The music lives on the web forever, and I try to treat it as a byproduct of myself floating in outer space somewhere, unconsciously.
We can watch videos on production, take producer courses, and exchange deep insights on gear forums. Amidst these options to improve one's chops/skills, how do you keep things playful?
Well, regarding the music genre that I’m into, I can’t emphasize enough the importance of having a proper hearing environment with good speakers. It’s not just for ‘improvement’, but having a better acoustic room opens up so many frequencies you can distinguish and stimulates your creativity.
Of course I used to work in bedroom environments with shitty speakers, and at that time maybe it was good enough. But leveling up speakers and room acoustics made me enjoy making music so much more!
AI is already capable of making something most people would recognise as music. I am curious, though, and will keep this question somewhat broad on purpose: What do you think that means?

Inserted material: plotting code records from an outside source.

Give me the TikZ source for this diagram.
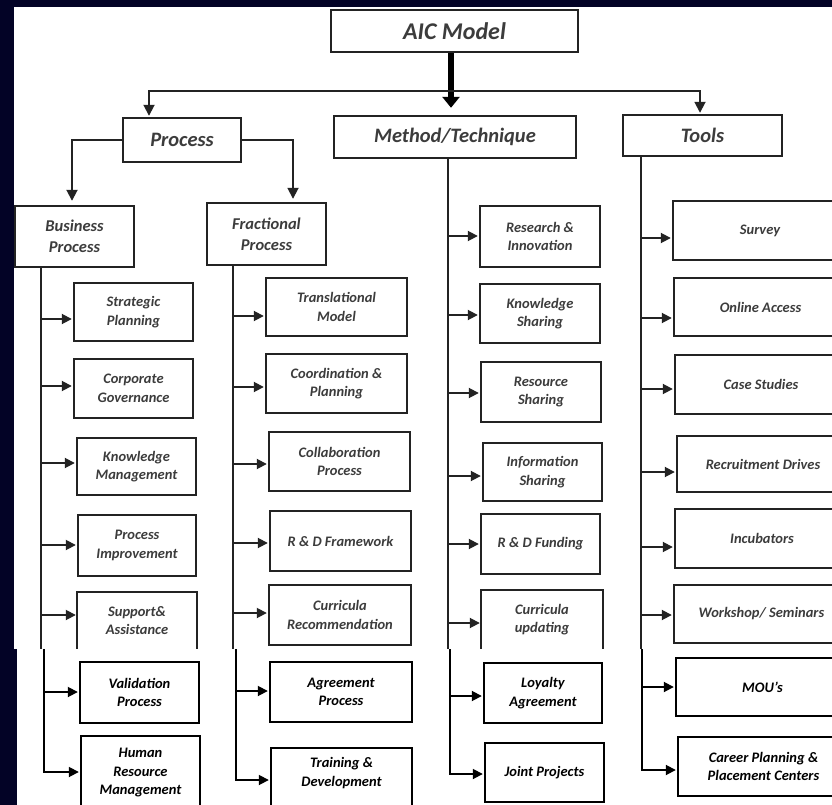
\documentclass[tikz,border=0pt]{standalone}
\usepackage{fontspec}
\setmainfont{Carlito}
\usetikzlibrary{arrows.meta,calc}
\definecolor{navy}{RGB}{3,3,38}
\definecolor{upink}{RGB}{35,35,35}
\definecolor{uptext}{RGB}{60,60,60}
\newcommand\mybox[7][]{%
  \node[box,#1,minimum width={(#5-#3-2)*1pt},minimum height={(#6-#4-2)*1pt}] (#2) at ({(#3+#5)/2},{(#4+#6)/2}) {#7};}
\newcommand\arrto[4][arr]{\draw[#1] (#2 |- 0,#4) -- (#3.west |- 0,#4);}
\begin{document}
\begin{tikzpicture}[x=1pt,y=-1pt,
  box/.style={draw=upink, line width=2.4pt, inner sep=1pt, align=center, text=uptext,
    font=\bfseries\itshape\fontsize{14.5}{18.5}\selectfont},
  lbox/.style={draw=black, text=black},
  midf/.style={font=\bfseries\itshape\fontsize{16.5}{21}\selectfont},
  topf/.style={font=\bfseries\itshape\fontsize{20.5}{24}\selectfont},
  aicf/.style={font=\bfseries\itshape\fontsize{24}{28}\selectfont},
  ln/.style={draw=upink, line width=1.8pt},
  lln/.style={draw=black, line width=1.8pt},
  arr/.style={ln, -{Triangle[length=10pt,width=10pt]}, shorten >=1pt},
  larr/.style={lln, -{Triangle[length=10pt,width=10pt]}, shorten >=1pt},
  bigarr/.style={draw=black, line width=6pt, -{Triangle[length=11pt,width=17pt]}},
  toparr/.style={ln, -{Triangle[length=11pt,width=11pt]}, shorten >=1pt},
  open/.style={draw=none},
  edge3/.style={draw=upink, line width=2.4pt},
]
\useasboundingbox (0,0) rectangle (832,805);
\fill[navy] (0,0) rectangle (832,805);
\fill[white] (14,7) rectangle (832,649);

% trunk x positions and helper coordinates
\coordinate (hub) at (451,91);
\coordinate (xp) at (149,0);
\coordinate (xt) at (700,0);
\coordinate (xbl) at (72,0);
\coordinate (xfr) at (293,0);
\coordinate (xb) at (41,0);
\coordinate (xf) at (233,0);
\coordinate (xm) at (448,0);
\coordinate (xo) at (641,0);
\coordinate (seam) at (0,649);

% ---------- upper part ----------
\mybox[aicf]{aic}{330}{9}{579}{53}{AIC Model}
\mybox[topf]{proc}{122}{117}{242}{163}{Process}
\mybox[topf]{meth}{333}{115}{577}{159}{Method/Technique}
\mybox[topf]{tools}{622}{114}{783}{157}{Tools}
\mybox[midf]{bp}{14}{205}{135}{268}{Business\\Process}
\mybox[midf]{fp}{206}{202}{327}{266}{Fractional\\Process}

\draw[bigarr, shorten >=7pt] (aic.south -| hub) -- (meth.north -| hub);
\draw[toparr] (hub) -| (proc.north -| xp);
\draw[toparr] (hub) -| (tools.north -| xt);
\draw[toparr, shorten >=4pt] (proc.west) -| (bp.north -| xbl);
\draw[toparr, shorten >=3pt] (proc.east) -| (fp.north -| xfr);

% business process children
\mybox{sp}{73}{282}{194}{342}{Strategic\\Planning}
\mybox{cg}{73}{358}{194}{419}{Corporate\\Governance}
\mybox{km}{76}{437}{197}{496}{Knowledge\\Management}
\mybox{pi}{77}{514}{197}{577}{Process\\Improvement}
\mybox[open]{sa}{77}{592}{197}{649}{Support\&\\Assistance}
\draw[edge3] (sa.south west) -- (sa.north west) -- (sa.north east) -- (sa.south east);
\draw[ln] (bp.south -| xb) -- (xb |- seam);
\arrto{xb}{sp}{319}
\arrto{xb}{cg}{386}
\arrto{xb}{km}{463}
\arrto{xb}{pi}{545}
\arrto{xb}{sa}{615}

% fractional process children
\mybox{tm}{265}{277}{408}{337}{Translational\\Model}
\mybox{cp}{265}{353}{408}{414}{Coordination \&\\Planning}
\mybox{clp}{268}{431}{411}{492}{Collaboration\\Process}
\mybox{rdf}{269}{510}{412}{572}{R \& D Framework}
\mybox{cr}{268}{584}{412}{646}{Curricula\\Recommendation}
\draw[ln] (fp.south -| xf) -- (xf |- seam);
\arrto{xf}{tm}{316}
\arrto{xf}{cp}{387}
\arrto{xf}{clp}{464}
\arrto{xf}{rdf}{543}
\arrto{xf}{cr}{613}

% method children
\mybox{ri}{479}{205}{601}{268}{Research \&\\Innovation}
\mybox{ks}{479}{283}{601}{344}{Knowledge\\Sharing}
\mybox{rs}{480}{361}{602}{423}{Resource\\Sharing}
\mybox{is}{482}{442}{603}{502}{Information\\Sharing}
\mybox{rdfu}{480}{513}{601}{575}{R \& D Funding}
\mybox[open]{cu}{481}{590}{603}{649}{Curricula\\updating}
\draw[edge3] (cu.south west) -- (cu.north west) -- (cu.north east) -- (cu.south east);
\draw[ln] (meth.south -| xm) -- (xm |- seam);
\arrto{xm}{ri}{236}
\arrto{xm}{ks}{315}
\arrto{xm}{rs}{393}
\arrto{xm}{is}{476}
\arrto{xm}{rdfu}{544}
\arrto{xm}{cu}{623}

% tools children
\mybox{sv}{672}{200}{848}{261}{Survey}
\mybox{oa}{673}{277}{848}{337}{Online Access}
\mybox{cs}{674}{354}{848}{415}{Case Studies}
\mybox{rd}{676}{435}{850}{493}{Recruitment Drives}
\mybox{inc}{674}{508}{850}{569}{Incubators}
\mybox{ws}{673}{584}{850}{644}{Workshop/ Seminars}
\draw[ln] (tools.south -| xo) -- (xo |- seam);
\arrto{xo}{sv}{238}
\arrto{xo}{oa}{318}
\arrto{xo}{cs}{389}
\arrto{xo}{rd}{472}
\arrto{xo}{inc}{547}
\arrto{xo}{ws}{615}

% ---------- lower part ----------
\fill[white] (17,649) rectangle (832,805);
\coordinate (xb2) at (44,0);
\coordinate (xf2) at (236,0);
\coordinate (xm2) at (450,0);
\coordinate (xo2) at (642,0);

\mybox[lbox]{vp}{79}{661}{200}{724}{Validation\\Process}
\mybox[lbox]{hr}{80}{735}{201}{811}{Human\\Resource\\Management}
\arrto[larr]{xb2}{vp}{692}
\draw[larr] (xb2 |- seam) |- (hr.west |- 0,772);

\mybox[lbox]{ap}{269}{661}{413}{723}{Agreement\\Process}
\mybox[lbox, text depth=15pt]{td}{270}{747}{413}{812}{Training \&\\Development}
\arrto[larr]{xf2}{ap}{691}
\draw[larr] (xf2 |- seam) |- (td.west |- 0,780);

\mybox[lbox]{la}{483}{662}{603}{724}{Loyalty\\Agreement}
\mybox[lbox]{jp}{484}{742}{605}{803}{Joint Projects}
\arrto[larr]{xm2}{la}{696}
\draw[larr] (xm2 |- seam) |- (jp.west |- 0,774);

\mybox[lbox]{mou}{675}{657}{850}{717}{MOU’s}
\mybox[lbox]{cpc}{677}{736}{850}{797}{Career Planning \&\\Placement Centers}
\arrto[larr]{xo2}{mou}{687}
\draw[larr] (xo2 |- seam) |- (cpc.west |- 0,770);
\end{tikzpicture}
\end{document}
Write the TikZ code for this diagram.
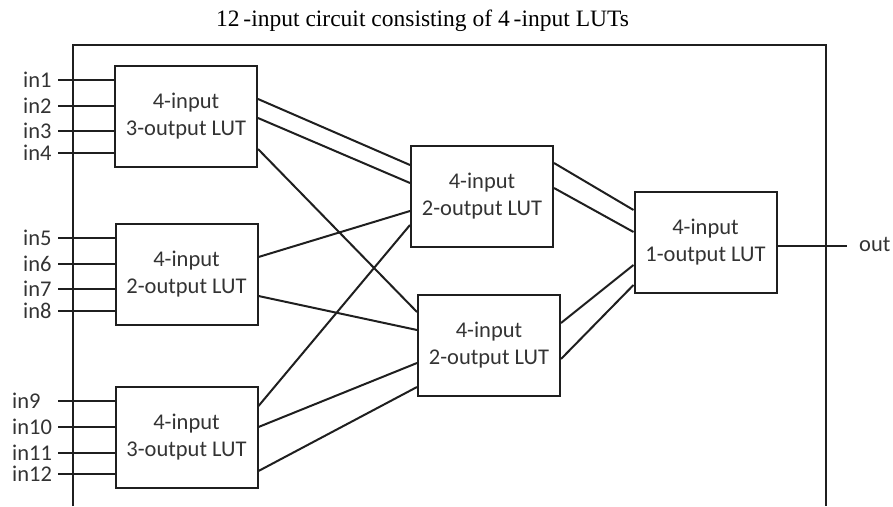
\documentclass[tikz,border=0pt]{standalone}
\usepackage{fontspec}
\setmainfont{Carlito}
\newfontfamily\titlefont{Liberation Serif}
\begin{document}
\begin{tikzpicture}[x=1pt,y=-1pt,
  lut/.style={draw=black!88, line width=2pt, minimum width=142pt, minimum height=101pt,
    align=center, font=\fontsize{22.5}{27}\selectfont, text=black!80, inner sep=0pt},
  wire/.style={line width=2pt, draw=black!88},
  lbl/.style={font=\fontsize{22.5}{26}\selectfont, text=black!80, inner sep=0pt, anchor=west}]
\useasboundingbox (0,0) rectangle (893,506);
% title
\node[font=\titlefont\fontsize{23.5}{27}\selectfont, anchor=base, inner sep=0pt] (title) at (422.5,26)
  {12\,-input circuit consisting of 4\,-input LUTs};
% outer frame
\coordinate (f1) at (73,506);
\coordinate (f2) at (73,45);
\coordinate (f3) at (826,45);
\coordinate (f4) at (826,506);
\draw[wire] (f1) -- (f2) -- (f3) -- (f4);
% LUTs
\node[lut] (B1) at (186,116) {4-input\\3-output LUT};
\node[lut] (B2) at (186.5,274) {4-input\\2-output LUT};
\node[lut] (B3) at (186.5,437) {4-input\\3-output LUT};
\node[lut] (M1) at (482,196.5) {4-input\\2-output LUT};
\node[lut] (M2) at (489,345) {4-input\\2-output LUT};
\node[lut] (R) at (705.5,242.5) {4-input\\1-output LUT};
% inputs
\foreach \i/\y/\x/\b in {1/80/23/B1,2/106/23/B1,3/131/23/B1,4/153/23/B1,
                          5/238/23/B2,6/264/23/B2,7/289/23/B2,8/311/23/B2,
                          9/401/12/B3,10/427/12/B3,11/453/12/B3,12/474/12/B3}{
  \node[lbl] (l\i) at (\x,\y) {in\i};
  \coordinate (s\i) at (58,\y);
  \draw[wire] (s\i) -- (s\i -| \b.west);
}
% first level to second level
\draw[wire] ([yshift=17pt]B1.east) -- ([yshift=31.5pt]M1.west);
\draw[wire] ([yshift=-2pt]B1.east) -- ([yshift=13.5pt]M1.west);
\draw[wire] ([yshift=-33pt]B1.east) -- ([yshift=33pt]M2.west);
\draw[wire] ([yshift=17pt]B2.east) -- ([yshift=-14.5pt]M1.west);
\draw[wire] ([yshift=-22pt]B2.east) -- ([yshift=15pt]M2.west);
\draw[wire] ([yshift=31pt]B3.east) -- ([yshift=-28.5pt]M1.west);
\draw[wire] ([yshift=10pt]B3.east) -- ([yshift=-18pt]M2.west);
\draw[wire] ([yshift=-34pt]B3.east) -- ([yshift=-42pt]M2.west);
% second level to output LUT
\draw[wire] ([yshift=33.5pt]M1.east) -- ([yshift=32.5pt]R.west);
\draw[wire] ([yshift=8.5pt]M1.east) -- ([yshift=10.5pt]R.west);
\draw[wire] ([yshift=22pt]M2.east) -- ([yshift=-22.5pt]R.west);
\draw[wire] ([yshift=-14pt]M2.east) -- ([yshift=-42.5pt]R.west);
% output
\coordinate (o) at (847,246);
\draw[wire] (R.east |- o) -- (o);
\node[lbl] (out) at (859,244) {out};
\end{tikzpicture}
\end{document}
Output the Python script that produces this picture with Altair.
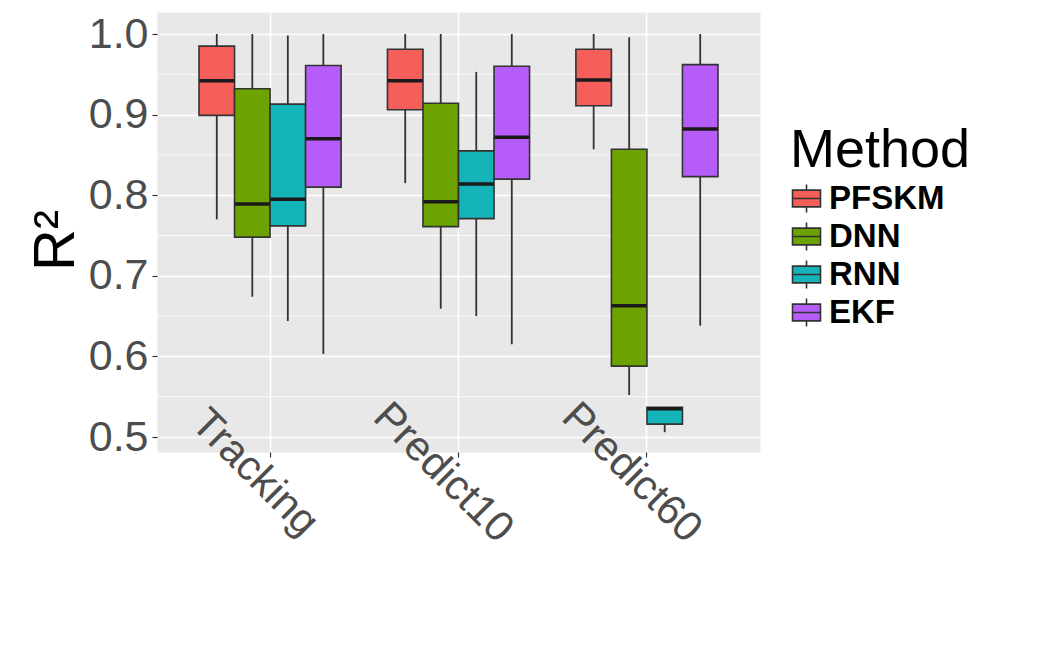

What excites me more is how these tools expand the technical boundaries for independent producers.
Mixing and EQing used to be a huge barrier — hours of trial and error, expensive studio time, or specialist engineers. Now, AI-driven plugins can suggest balances, tame frequencies, giving artists more room to try new things and not get swamped in technical bottlenecks.
The human part — taste, intention, storytelling — is still irreplaceable, but AI allows those qualities to come forward more clearly because the technical hurdles are lowered.